Ask HN: Which software is best for investor pitches? - sixQuarks

What are your favorite &quot;powerpoint&quot; type presentation software for pitching investors?
======
benologist
Best is whatever lets you bang out your presentation and get back to your
customers.

Worst is time spent wondering what software, what background color, what font,
what socks to wear, or a million other distracting but irrelevant details that
trick you into thinking you're accomplishing things.

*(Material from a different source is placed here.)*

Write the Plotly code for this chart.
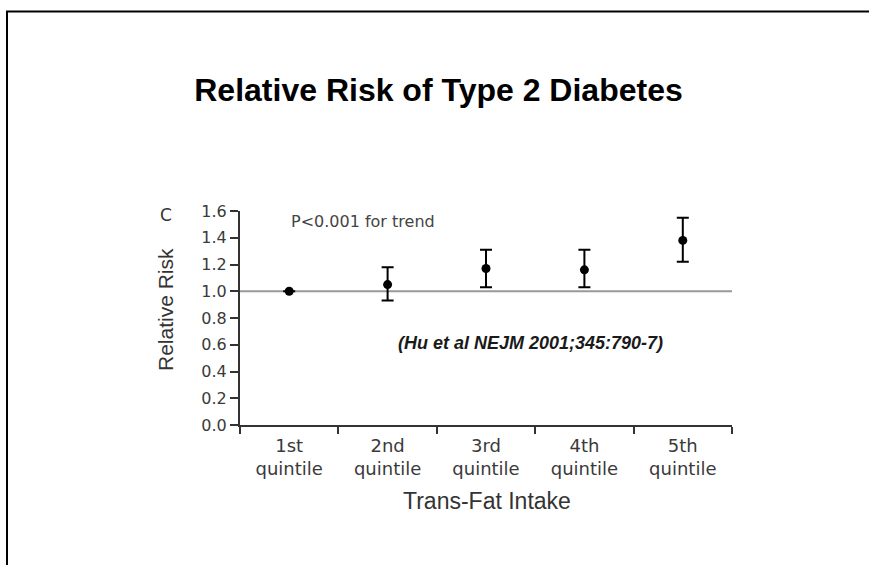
import plotly.graph_objects as go

# ---- data ----
categories = ["1st<br>quintile", "2nd<br>quintile", "3rd<br>quintile", "4th<br>quintile", "5th<br>quintile"]
relative_risk = [1.00, 1.05, 1.17, 1.16, 1.38]
ci_upper = [1.00, 1.18, 1.31, 1.31, 1.55]
ci_lower = [1.00, 0.93, 1.03, 1.03, 1.22]
y_ticks = [0.0, 0.2, 0.4, 0.6, 0.8, 1.0, 1.2, 1.4, 1.6]
y_tick_text = ["0.0", "0.2", "0.4", "0.6", "0.8", "1.0", "1.2", "1.4", "1.6"]

W, H = 869, 565
L, R, T, B = 240, 137, 211, 140
PW, PH = W - L - R, H - T - B


def px(x):
    return (x - L) / PW


def py(y):
    return (H - B - y) / PH


err_plus = [u - v for u, v in zip(ci_upper, relative_risk)]
err_minus = [v - l for v, l in zip(relative_risk, ci_lower)]

fig = go.Figure()
fig.add_trace(go.Scatter(
    x=categories, y=relative_risk, mode="markers",
    marker=dict(color="black", size=9),
    error_y=dict(type="data", symmetric=False, array=err_plus, arrayminus=err_minus,
                 color="black", thickness=2, width=6),
    showlegend=False, cliponaxis=False,
))

SMALL = "DejaVu Sans"
ARIAL = "Liberation Sans"

fig.update_layout(
    width=W, height=H,
    margin=dict(l=L, r=R, t=T, b=B),
    paper_bgcolor="white", plot_bgcolor="white",
    title=dict(text="Relative Risk of Type 2 Diabetes", x=438.5 / W, y=1 - 90 / H,
               xanchor="center", yanchor="middle",
               font=dict(family=ARIAL, size=32, color="black", weight="bold")),
    xaxis=dict(
        type="category", range=[-0.5, 4.5], tickson="boundaries",
        showline=True, linewidth=2, linecolor="#333",
        ticks="outside", ticklen=7, tickwidth=2, tickcolor="#333",
        showgrid=False, zeroline=False, ticklabelstandoff=3,
        tickfont=dict(family=SMALL, size=18, color="#3a3a3a"),
    ),
    yaxis=dict(
        range=[0, 1.6], tickvals=y_ticks, ticktext=y_tick_text,
        showline=True, linewidth=2, linecolor="#333",
        ticks="outside", ticklen=8, tickwidth=2, tickcolor="#333",
        showgrid=False, zeroline=False,
        tickfont=dict(family=SMALL, size=16, color="#3a3a3a"),
    ),
    shapes=[
        dict(type="line", xref="x domain", yref="y", x0=0, x1=1, y0=1.0, y1=1.0,
             line=dict(color="#999", width=2), layer="below"),
        dict(type="rect", xref="paper", yref="paper",
             x0=px(7), x1=px(900), y0=py(600), y1=py(11.5),
             line=dict(color="black", width=2), fillcolor="rgba(0,0,0,0)"),
    ],
    annotations=[
        dict(text="C", x=px(166), y=py(215), xref="paper", yref="paper",
             showarrow=False, xanchor="center", yanchor="middle",
             font=dict(family=SMALL, size=17, color="#333")),
        dict(text="P<0.001 for trend", x=px(289), y=py(221), xref="paper", yref="paper",
             showarrow=False, xanchor="left", yanchor="middle",
             font=dict(family=SMALL, size=16, color="#444")),
        dict(text="<b><i>(Hu et al NEJM 2001;345:790-7)</i></b>", x=px(530), y=py(343),
             xref="paper", yref="paper", showarrow=False, xanchor="center", yanchor="middle",
             font=dict(family=ARIAL, size=18, color="#1a1a1a")),
        dict(text="Trans-Fat Intake", x=px(487), y=py(501), xref="paper", yref="paper",
             showarrow=False, xanchor="center", yanchor="middle",
             font=dict(family=ARIAL, size=23, color="#333")),
        dict(text="Relative Risk", x=px(165), y=py(310), xref="paper", yref="paper",
             showarrow=False, xanchor="center", yanchor="middle", textangle=-90,
             font=dict(family=ARIAL, size=21, color="#333")),
    ],
)

fig.write_html("out.html")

Never is how many times anything important is going to hinge on what software
you used to distill your story, numbers and potential into a short
presentation.

------
ScottWhigham
It's an absurd question. You might as well ask "Which socks should I wear to
the meeting?" Because if your answer _matters_ in the end, it's because you
used something extreme. The only time this would matter would be if it was the
reason you didn't get funded/interest. Who cares whether the presenter uses
Prezi, PowerPoint, Keynote, etc? No one. Who cares that you wore black wool
socks instead of brown polyester ones? No one. But if you try to do your
presentation at the command line, for example, you're done. Or if you wear
crazy runner half-leg socks and make a point to show them off multiple times
during the meeting, you're done.

You should have better things to worry about. The fact that you don't should
worry you.

------
wanda
[http://lab.hakim.se/reveal-js/#/](http://lab.hakim.se/reveal-js/#/)

[https://github.com/LeaVerou/CSSS](https://github.com/LeaVerou/CSSS)

Or just good ol' keynote.